Some members of the G-protein Coupled Receptors (GPCRs) family, known as adrenergic receptors (β1 and β2-ARs, e.g), regulate cardiac Ca²⁺ signaling, at the plasma membrane level. Upon agonist binding to the β-ARs, adenylyl-cyclase (AC) is activated and accelerates the production of cAMP, which in turn activates PKA. PKA phosphorylates the pore-forming subunit of LTCC, Ca_v1.2, promoting opening of the channel and Ca²⁺ entry. It had been shown via immunoprecipitation that caveolin-3, Ca_v1.2, β2-AR (but not β1-AR), AC and PKA are closely associated in neonatal murine cardiomyocytes¹⁸ and it is also established that caveolin binding inhibits AC activity⁶⁸. Experiments performed in murine neonatal cardiomyocytes show that Filipin, a polyene antibiotic that binds to unsterified cholesterol and disorganizes caveolae domains, increased by a factor of 2 the β2-AR stimulated myocyte contraction rate upon isoproterenol incubation⁶⁹. There is also evidence that 1% hydroxypropyl-β-cyclodextrin treatment increased cAMP accumulation in rat neonatal cardiomyocyes upon agonist binding (isoproterenol, zinterol or forskolin)⁷⁰. These two above-mentioned studies increase the body of evidence that demonstrates that caveolar localization dampens β2-AR signaling. Our immunostaining results show that when the cells are submitted to cholesterol depletion, Ca_v1.2 subunit of LTCC changes distribution within the cells being excluded from the perinuclear region. We also demonstrated, by enzymatic assay, that cAMP-dependent PKA activity increases when cholesterol is depleted even in the absence of β2-AR agonists, which might increase the number of Ca_v1.2 opening events leading to increase of Ca²⁺ influx. In fact, we saw that cholesterol reduction led to an increase in the Ca²⁺ probe fluorescence in the cytoplasm of the cardiomyocytes. Moreover, the Ca²⁺ spikes were more frequent and less synchronized in the MβCD treated cells, which correlates to our TFM results and corroborates our hypothesis that cholesterol sequestration impairs both contraction dynamics and Ca²⁺ handling by the cardiac cells.

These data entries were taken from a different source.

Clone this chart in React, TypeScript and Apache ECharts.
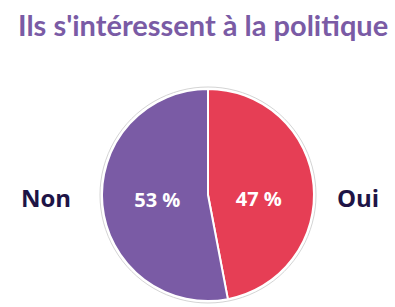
import React, { useEffect, useRef } from "react";
import * as echarts from "echarts";

const titleText = "Ils s'intéressent à la politique";
const categories = ["Oui", "Non"];
const values = [47, 53];
const colors = ["#E63E55", "#7A5BA5"];

export default function App() {
  const ref = useRef<HTMLDivElement>(null);
  useEffect(() => {
    document.body.style.margin = "0";
    const chart = echarts.init(ref.current!, null, { renderer: "svg" });
    const cx = 208;
    const cy = 195;
    const r = 106;
    chart.setOption({
      animation: false,
      backgroundColor: "#ffffff",
      title: {
        text: titleText,
        left: 13,
        top: 5,
        textStyle: {
          color: "#7A5BA5",
          fontFamily: "Lato",
          fontWeight: "bold",
          fontSize: 29,
        },
      },
      graphic: [
        {
          type: "circle",
          shape: { cx, cy, r: r + 2 },
          style: { fill: "none", stroke: "#d4d4d4", lineWidth: 1 },
          silent: true,
        },
        {
          type: "text",
          style: {
            text: categories[1],
            x: 46,
            y: cy + 2,
            align: "center",
            verticalAlign: "middle",
            fill: "#1E1446",
            font: "bold 24px 'Open Sans'",
          },
        },
        {
          type: "text",
          style: {
            text: categories[0],
            x: 358,
            y: cy + 2,
            align: "center",
            verticalAlign: "middle",
            fill: "#1E1446",
            font: "bold 24px 'Open Sans'",
          },
        },
      ],
      series: [
        {
          type: "pie",
          center: [cx, cy],
          radius: [0, r],
          startAngle: 90,
          clockwise: true,
          label: {
            show: true,
            position: "inside",
            formatter: "{c} %",
            color: "#ffffff",
            fontFamily: "Open Sans",
            fontWeight: "bold",
            fontSize: 20,
          },
          labelLine: { show: false },
          itemStyle: { borderColor: "#ffffff", borderWidth: 2 },
          data: categories.map((c, i) => ({
            name: c,
            value: values[i],
            itemStyle: { color: colors[i] },
            label: { offset: i === 0 ? [-5, 9] : [5, -1] },
          })),
        },
      ],
    });
    return () => chart.dispose();
  }, []);
  return <div ref={ref} style={{ width: 395, height: 307 }} />;
}
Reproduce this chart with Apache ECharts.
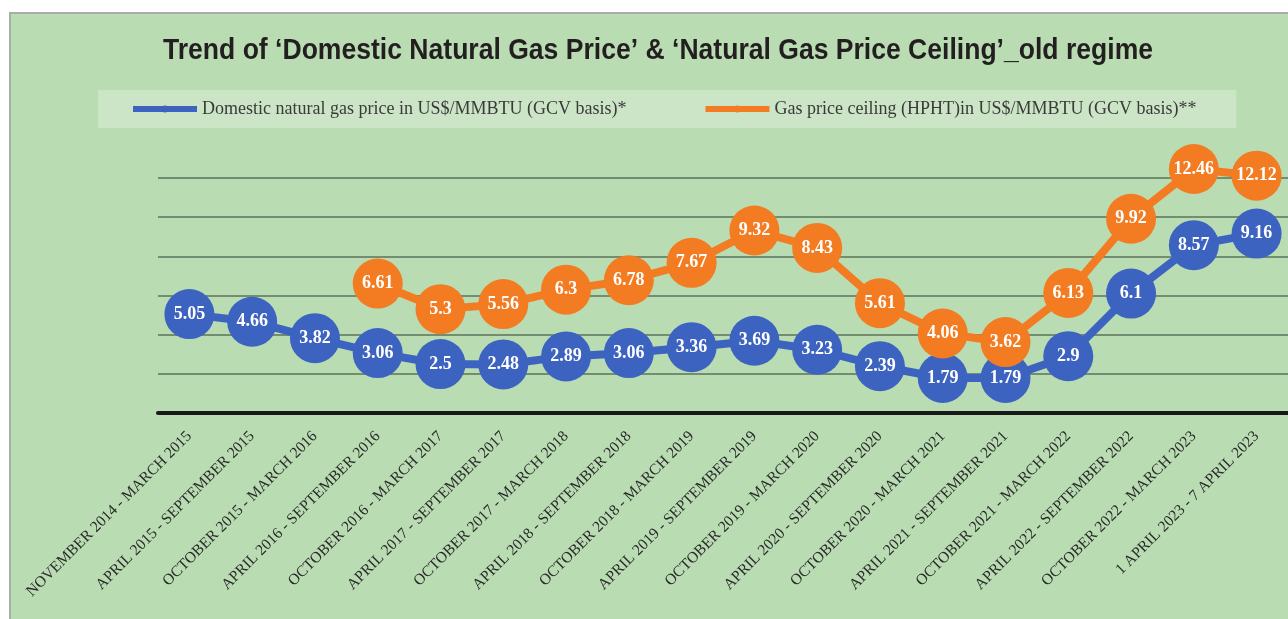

The last pillar that governs cardiac contraction is sarcomeric integrity. Since we measured impairment in cardiomyocyte contraction dynamics and also changes in membrane tension in those cells we hypothesized that MβCD treatment was somehow perturbing the sarcomeric actin cytoskeleton that plays an important role in cardiomyocyte contraction⁷¹. By doing actin and α-actinin staining we demonstrated that cholesterol chelated cells showed sarcomeres that were not equally spaced throughout the myofibers with curvy z-bands as opposed to the control cells that show equally spaced and straight z-bands. Image analysis showed that, on average, z-bands get closer and the average angles between z-bands get bigger when cholesterol is removed. Impairment in myofibrillar architecture can also be correlated with decrease in cell contractility and defects in cell relaxation in cholesterol depleted cardiomyocytes, as observed in our TFM experiments. It is suggestive that impairment in cardiomyocyte shortening might give rise to myofibrillar disarray, as previously observed⁵⁹.

In addition, we decided to investigate whether the disruption of the myofibers was caused by Ca²⁺-dependent proteolytic activity in the sarcoplasm. In order to test that, we measured cytoplasmic calpain enzymatic activity. It is known that cytoplasmic Ca²⁺ triggers calpain activation which in turn can degrade sarcomeric proteins such as troponins, tropomyosins and titins leading to abrogation of the z-bands organization²⁸. Since we saw an increase in cytoplasmic Ca²⁺ upon cholesterol depletion we hypothesized that it might be activating calpain degradation of myofibers impacting the normal contraction behavior of those cells. In fact, we saw an increase in calpain activity due to cholesterol depletion and that correlates with the disorganization of the z-bands that we measured.

Overall this work points out to a new mechanism in which sarcoplasmic cholesterol depletion by MβCD incubation leads to impairment in cardiomyocyte contractility and calcium handling increasing cortical mechanical properties values, cytoplasmic Ca²⁺ concentration, calpain proteolytic activation and disorganization of myofibers.